> STATED EXERCISE
Return nothing but the lines from the one with "Reproduce this chart with Bokeh." through the one with "from bokeh.resources import INLINE" in the data below, word for word and without pictures.

══ DATA SUPPLIED ══

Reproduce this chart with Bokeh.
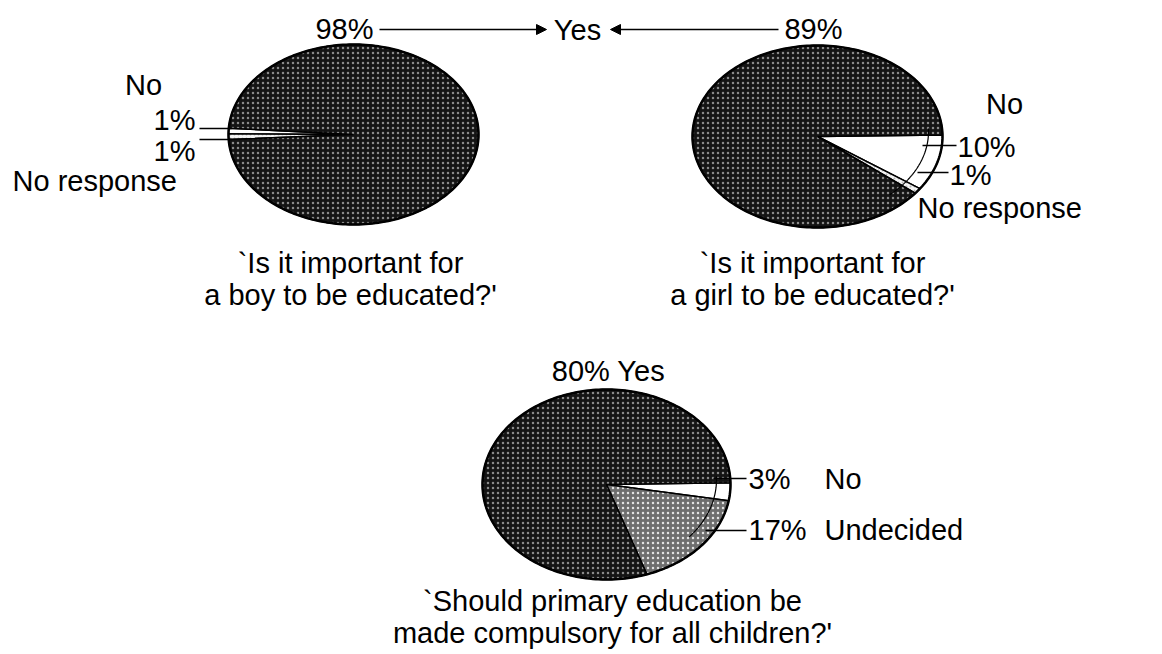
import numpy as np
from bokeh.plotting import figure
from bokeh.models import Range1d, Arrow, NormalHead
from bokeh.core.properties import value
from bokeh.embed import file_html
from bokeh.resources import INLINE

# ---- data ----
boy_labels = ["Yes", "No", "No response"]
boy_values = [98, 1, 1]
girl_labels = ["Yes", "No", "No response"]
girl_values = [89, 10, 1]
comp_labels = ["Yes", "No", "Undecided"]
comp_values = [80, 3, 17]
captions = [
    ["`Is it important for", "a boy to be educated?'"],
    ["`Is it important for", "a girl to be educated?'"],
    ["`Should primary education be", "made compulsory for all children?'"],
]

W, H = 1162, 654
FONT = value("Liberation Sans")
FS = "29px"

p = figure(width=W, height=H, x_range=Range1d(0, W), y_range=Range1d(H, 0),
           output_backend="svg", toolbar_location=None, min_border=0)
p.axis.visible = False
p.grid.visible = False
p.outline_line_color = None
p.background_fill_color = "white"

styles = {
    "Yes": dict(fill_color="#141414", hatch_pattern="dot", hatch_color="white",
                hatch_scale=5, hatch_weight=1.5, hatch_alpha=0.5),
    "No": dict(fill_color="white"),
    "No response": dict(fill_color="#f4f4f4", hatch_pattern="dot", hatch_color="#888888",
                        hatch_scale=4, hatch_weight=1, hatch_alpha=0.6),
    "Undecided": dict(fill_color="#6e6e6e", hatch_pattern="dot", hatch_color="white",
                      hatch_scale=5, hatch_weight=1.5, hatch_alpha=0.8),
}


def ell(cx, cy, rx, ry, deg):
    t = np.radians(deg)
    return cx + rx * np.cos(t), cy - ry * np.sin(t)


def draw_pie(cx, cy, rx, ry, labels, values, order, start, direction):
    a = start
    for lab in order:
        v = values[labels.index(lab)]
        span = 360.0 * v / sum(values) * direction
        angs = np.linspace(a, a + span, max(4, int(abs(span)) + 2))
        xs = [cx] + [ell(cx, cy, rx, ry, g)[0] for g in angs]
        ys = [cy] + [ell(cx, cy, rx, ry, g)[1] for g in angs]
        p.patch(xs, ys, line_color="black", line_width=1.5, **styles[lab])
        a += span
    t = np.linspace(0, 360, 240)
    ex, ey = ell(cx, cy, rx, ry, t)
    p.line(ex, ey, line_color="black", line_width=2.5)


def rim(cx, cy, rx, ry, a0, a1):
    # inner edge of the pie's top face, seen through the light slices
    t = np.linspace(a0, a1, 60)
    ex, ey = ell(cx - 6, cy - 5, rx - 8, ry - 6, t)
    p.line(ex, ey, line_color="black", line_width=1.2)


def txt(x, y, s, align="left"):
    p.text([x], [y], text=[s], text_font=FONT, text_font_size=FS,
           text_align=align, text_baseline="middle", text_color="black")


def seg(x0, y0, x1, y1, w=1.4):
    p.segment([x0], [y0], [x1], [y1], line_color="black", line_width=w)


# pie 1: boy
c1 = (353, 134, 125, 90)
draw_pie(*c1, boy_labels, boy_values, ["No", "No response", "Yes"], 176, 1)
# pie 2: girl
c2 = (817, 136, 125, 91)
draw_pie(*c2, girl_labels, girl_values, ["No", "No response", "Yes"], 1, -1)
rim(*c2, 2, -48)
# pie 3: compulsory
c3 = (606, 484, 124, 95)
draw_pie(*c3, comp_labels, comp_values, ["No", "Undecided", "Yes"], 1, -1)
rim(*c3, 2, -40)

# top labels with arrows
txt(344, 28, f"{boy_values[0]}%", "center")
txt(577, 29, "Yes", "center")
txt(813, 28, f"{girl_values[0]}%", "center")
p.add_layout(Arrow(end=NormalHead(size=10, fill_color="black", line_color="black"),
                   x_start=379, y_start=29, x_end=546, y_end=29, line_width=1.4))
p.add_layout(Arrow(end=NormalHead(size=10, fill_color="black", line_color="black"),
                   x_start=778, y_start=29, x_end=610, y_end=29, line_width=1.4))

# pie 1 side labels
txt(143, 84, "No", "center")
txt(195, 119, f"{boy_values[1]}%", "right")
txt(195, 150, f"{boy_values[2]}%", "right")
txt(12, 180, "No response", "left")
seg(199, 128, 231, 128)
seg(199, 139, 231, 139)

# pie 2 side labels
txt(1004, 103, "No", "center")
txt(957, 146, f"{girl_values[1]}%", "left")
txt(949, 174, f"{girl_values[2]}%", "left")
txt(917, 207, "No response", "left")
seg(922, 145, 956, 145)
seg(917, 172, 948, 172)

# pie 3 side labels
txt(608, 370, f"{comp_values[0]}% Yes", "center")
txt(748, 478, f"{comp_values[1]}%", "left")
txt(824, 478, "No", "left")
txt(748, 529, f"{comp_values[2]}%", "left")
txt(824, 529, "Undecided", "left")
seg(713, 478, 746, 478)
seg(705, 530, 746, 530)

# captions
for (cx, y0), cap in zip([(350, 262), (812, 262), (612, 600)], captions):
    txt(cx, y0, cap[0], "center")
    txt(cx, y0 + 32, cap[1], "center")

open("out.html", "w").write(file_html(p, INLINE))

═══
══ DATA SUPPLIED ══

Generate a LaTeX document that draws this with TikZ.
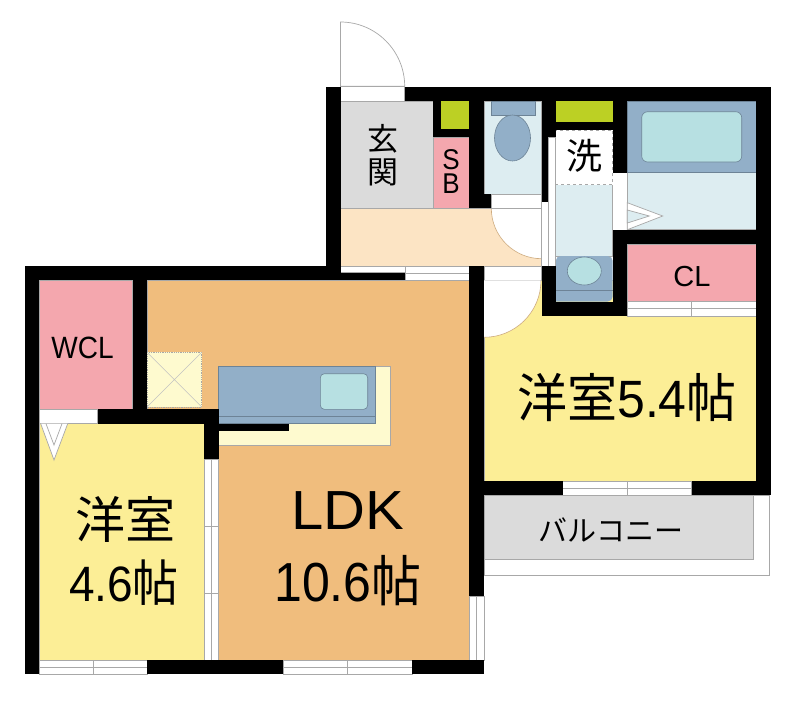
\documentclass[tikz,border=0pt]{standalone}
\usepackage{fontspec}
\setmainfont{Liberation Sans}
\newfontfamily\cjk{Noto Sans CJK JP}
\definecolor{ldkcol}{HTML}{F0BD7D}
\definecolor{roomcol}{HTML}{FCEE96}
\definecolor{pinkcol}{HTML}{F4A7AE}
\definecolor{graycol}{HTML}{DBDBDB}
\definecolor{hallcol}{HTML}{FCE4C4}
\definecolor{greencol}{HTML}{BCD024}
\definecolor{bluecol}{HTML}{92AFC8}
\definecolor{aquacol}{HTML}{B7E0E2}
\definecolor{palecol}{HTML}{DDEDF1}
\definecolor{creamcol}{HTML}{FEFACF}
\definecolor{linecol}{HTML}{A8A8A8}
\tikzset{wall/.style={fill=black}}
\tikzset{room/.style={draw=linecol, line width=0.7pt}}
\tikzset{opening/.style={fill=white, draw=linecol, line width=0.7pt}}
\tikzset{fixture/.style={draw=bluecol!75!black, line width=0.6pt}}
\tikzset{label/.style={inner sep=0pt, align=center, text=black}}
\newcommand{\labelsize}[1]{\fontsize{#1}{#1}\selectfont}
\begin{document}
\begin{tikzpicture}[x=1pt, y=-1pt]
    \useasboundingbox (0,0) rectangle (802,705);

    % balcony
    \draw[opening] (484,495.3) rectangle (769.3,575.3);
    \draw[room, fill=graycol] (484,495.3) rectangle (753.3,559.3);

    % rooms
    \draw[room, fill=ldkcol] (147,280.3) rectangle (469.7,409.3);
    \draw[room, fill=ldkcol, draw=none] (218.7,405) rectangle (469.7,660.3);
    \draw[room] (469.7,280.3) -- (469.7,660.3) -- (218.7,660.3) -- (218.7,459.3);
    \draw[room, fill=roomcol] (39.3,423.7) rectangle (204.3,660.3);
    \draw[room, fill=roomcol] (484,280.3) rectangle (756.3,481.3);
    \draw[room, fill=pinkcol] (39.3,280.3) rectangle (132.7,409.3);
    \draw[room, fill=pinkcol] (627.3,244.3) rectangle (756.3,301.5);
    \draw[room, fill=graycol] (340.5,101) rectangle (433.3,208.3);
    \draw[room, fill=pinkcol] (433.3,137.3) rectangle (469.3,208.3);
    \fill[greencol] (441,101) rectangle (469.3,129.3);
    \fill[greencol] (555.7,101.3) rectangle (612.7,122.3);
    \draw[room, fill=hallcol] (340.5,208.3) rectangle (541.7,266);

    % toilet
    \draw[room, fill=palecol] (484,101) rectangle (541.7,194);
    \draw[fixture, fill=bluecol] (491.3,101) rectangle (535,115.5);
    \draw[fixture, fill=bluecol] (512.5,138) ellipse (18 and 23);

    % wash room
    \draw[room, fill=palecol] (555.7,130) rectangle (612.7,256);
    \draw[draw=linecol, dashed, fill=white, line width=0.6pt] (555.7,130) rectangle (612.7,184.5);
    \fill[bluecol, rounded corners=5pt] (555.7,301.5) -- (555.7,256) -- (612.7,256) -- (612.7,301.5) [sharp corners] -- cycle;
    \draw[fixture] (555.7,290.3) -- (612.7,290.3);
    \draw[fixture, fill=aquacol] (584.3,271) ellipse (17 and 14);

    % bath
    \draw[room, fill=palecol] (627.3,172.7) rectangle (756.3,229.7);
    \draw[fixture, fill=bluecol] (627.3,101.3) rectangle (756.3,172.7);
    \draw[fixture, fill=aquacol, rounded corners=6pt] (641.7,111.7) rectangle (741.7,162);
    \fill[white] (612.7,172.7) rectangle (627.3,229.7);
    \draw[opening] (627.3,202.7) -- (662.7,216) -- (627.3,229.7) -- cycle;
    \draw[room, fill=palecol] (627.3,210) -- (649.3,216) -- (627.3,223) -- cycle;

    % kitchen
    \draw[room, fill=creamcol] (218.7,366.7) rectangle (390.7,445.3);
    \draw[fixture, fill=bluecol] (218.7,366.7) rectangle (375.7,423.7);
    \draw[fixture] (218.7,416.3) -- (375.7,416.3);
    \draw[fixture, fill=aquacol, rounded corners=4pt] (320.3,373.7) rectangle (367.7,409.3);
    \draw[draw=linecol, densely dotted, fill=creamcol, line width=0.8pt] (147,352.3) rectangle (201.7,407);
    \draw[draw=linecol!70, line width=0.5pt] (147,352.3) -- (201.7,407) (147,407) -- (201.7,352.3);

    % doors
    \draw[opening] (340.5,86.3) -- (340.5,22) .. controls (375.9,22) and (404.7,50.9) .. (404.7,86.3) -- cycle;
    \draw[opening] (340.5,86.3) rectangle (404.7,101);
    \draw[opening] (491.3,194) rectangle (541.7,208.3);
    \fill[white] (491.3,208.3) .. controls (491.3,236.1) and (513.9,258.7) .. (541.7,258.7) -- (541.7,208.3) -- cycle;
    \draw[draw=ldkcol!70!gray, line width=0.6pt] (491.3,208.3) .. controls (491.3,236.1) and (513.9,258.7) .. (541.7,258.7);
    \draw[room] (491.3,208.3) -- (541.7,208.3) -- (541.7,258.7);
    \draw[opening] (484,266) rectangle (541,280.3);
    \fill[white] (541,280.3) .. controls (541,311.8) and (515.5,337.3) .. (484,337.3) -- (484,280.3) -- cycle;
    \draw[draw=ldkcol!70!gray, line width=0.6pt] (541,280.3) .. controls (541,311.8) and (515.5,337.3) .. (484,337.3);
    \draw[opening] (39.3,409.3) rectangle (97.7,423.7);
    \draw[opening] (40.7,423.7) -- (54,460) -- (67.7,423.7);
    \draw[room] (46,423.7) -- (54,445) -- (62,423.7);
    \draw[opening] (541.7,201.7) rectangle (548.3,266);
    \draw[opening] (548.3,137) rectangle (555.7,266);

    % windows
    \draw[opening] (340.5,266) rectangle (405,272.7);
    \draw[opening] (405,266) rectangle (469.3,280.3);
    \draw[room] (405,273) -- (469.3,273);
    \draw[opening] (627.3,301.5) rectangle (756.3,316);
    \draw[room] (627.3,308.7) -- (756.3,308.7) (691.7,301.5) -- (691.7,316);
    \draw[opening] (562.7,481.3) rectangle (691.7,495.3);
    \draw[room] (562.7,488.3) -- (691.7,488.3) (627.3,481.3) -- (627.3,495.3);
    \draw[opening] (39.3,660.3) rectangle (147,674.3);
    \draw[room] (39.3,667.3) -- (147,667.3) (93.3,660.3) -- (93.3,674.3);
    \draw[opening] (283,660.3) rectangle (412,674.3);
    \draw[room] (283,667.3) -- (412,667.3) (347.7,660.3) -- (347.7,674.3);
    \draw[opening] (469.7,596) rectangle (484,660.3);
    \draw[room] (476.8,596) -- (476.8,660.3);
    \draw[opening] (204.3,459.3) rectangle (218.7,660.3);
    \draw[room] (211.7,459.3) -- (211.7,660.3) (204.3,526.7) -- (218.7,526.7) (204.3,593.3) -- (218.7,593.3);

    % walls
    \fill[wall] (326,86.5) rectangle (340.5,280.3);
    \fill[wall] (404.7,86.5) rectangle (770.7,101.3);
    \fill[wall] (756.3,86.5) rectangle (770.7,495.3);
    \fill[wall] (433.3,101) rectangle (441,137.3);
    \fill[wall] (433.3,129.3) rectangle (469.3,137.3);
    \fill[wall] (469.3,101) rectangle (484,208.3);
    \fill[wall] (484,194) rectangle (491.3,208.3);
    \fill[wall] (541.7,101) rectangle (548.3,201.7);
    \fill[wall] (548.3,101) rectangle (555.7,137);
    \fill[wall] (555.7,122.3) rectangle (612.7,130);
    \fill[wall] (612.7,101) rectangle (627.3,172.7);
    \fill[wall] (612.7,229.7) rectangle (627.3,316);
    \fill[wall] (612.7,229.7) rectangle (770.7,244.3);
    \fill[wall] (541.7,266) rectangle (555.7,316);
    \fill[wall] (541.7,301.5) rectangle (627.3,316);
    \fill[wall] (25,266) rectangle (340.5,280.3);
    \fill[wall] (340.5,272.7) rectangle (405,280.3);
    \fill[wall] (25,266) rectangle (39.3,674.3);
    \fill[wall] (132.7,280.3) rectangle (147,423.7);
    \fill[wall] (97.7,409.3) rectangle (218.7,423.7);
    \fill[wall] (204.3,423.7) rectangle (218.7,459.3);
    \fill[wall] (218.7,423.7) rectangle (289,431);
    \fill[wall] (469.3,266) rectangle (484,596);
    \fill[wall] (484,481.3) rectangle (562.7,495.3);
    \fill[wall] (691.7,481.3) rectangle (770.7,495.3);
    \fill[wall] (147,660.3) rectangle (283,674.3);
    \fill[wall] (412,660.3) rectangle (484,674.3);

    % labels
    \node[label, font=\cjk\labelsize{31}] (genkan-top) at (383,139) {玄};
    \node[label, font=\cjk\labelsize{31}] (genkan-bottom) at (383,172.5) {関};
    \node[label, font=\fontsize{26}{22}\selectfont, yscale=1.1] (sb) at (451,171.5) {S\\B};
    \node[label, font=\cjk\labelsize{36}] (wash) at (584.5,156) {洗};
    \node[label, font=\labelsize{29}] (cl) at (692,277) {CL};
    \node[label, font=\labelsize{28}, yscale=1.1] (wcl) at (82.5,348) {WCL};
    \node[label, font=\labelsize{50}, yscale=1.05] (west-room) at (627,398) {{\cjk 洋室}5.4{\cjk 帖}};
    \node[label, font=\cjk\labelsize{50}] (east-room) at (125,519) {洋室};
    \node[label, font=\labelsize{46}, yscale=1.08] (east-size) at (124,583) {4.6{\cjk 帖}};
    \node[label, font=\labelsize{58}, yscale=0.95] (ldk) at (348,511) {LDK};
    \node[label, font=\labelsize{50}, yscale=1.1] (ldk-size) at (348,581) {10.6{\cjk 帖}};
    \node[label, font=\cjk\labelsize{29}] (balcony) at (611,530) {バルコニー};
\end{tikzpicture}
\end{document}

═══
══ DATA SUPPLIED ══

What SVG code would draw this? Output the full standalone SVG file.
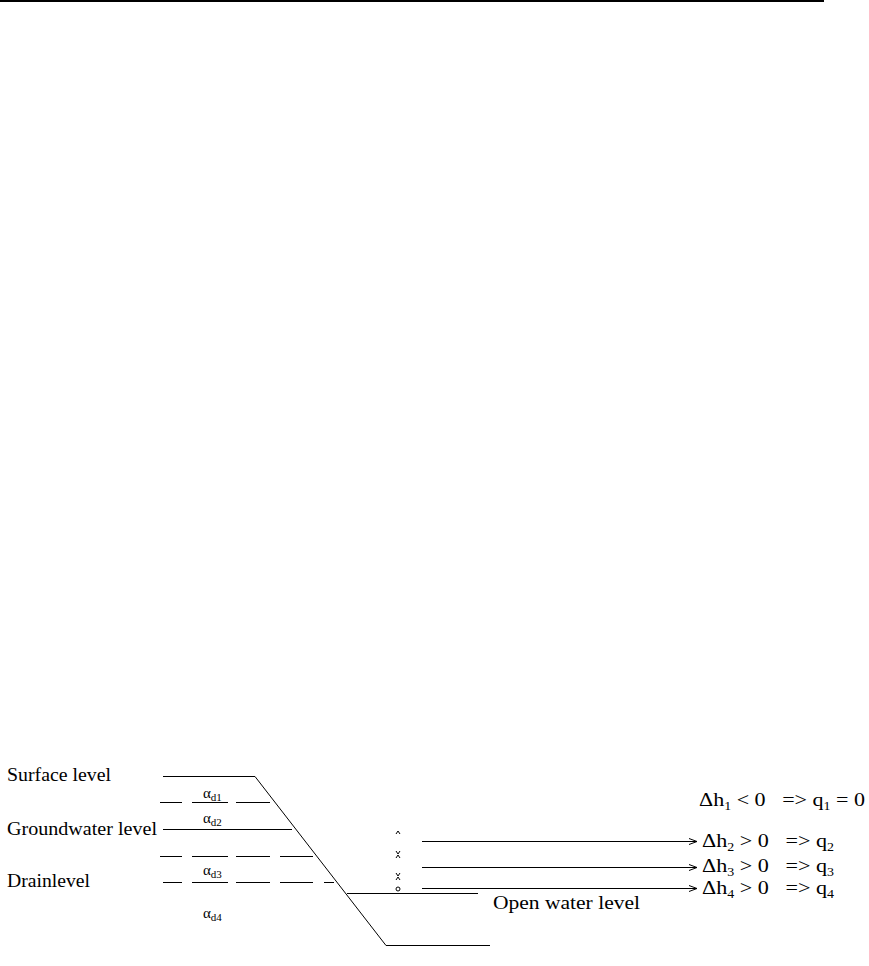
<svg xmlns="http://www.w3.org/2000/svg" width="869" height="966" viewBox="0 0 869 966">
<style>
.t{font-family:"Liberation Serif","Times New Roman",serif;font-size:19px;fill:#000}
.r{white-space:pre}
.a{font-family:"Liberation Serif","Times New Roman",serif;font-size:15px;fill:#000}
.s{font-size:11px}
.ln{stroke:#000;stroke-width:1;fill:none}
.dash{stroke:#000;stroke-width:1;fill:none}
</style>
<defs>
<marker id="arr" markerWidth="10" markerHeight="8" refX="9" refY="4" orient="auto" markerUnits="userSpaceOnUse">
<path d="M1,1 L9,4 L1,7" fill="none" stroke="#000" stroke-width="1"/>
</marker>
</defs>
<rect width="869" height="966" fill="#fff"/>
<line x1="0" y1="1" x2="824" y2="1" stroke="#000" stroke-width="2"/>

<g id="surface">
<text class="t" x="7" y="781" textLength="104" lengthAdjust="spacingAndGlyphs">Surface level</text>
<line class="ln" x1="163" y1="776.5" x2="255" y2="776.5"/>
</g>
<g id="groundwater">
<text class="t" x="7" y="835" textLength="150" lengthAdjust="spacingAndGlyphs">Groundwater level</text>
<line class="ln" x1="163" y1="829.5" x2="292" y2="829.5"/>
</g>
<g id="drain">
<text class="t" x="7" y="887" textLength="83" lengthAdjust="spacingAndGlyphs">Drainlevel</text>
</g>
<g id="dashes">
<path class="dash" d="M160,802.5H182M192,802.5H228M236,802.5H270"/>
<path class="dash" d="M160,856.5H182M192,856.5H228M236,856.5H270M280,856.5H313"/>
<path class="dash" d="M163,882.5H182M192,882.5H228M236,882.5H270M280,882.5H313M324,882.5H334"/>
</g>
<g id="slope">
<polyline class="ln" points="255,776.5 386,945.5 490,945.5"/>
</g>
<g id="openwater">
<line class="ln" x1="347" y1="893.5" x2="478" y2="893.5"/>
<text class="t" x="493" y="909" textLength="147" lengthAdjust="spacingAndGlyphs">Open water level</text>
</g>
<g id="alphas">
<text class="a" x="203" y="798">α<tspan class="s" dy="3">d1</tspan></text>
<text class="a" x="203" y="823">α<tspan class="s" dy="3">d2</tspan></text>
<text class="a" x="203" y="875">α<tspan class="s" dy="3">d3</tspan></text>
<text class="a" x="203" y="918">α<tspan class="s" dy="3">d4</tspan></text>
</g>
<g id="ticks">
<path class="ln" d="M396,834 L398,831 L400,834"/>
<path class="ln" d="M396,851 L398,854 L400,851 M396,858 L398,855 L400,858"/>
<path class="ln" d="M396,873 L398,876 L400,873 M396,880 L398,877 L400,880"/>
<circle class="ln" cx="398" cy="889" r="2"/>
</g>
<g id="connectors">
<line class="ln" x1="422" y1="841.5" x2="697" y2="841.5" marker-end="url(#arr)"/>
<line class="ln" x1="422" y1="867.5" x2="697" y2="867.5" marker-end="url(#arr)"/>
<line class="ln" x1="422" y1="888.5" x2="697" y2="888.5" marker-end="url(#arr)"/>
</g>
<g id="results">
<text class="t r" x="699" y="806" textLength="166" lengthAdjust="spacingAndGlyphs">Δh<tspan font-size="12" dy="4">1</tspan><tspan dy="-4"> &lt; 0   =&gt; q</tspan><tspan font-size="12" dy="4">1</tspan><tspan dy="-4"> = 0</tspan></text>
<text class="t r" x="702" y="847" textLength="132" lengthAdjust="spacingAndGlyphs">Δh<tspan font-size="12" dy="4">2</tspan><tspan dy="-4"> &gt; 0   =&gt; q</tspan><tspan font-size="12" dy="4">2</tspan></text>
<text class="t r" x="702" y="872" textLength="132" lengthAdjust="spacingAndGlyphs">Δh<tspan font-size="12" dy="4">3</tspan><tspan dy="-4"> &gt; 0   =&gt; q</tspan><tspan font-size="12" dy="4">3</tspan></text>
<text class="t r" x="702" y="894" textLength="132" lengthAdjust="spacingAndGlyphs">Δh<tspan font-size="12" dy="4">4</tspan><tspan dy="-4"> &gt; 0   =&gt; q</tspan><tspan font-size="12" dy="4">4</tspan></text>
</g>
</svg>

═══

> RESULT OF THIS EXERCISE
Reproduce this chart with Bokeh.
import numpy as np
from bokeh.plotting import figure
from bokeh.models import Range1d, Arrow, NormalHead
from bokeh.core.properties import value
from bokeh.embed import file_html
from bokeh.resources import INLINE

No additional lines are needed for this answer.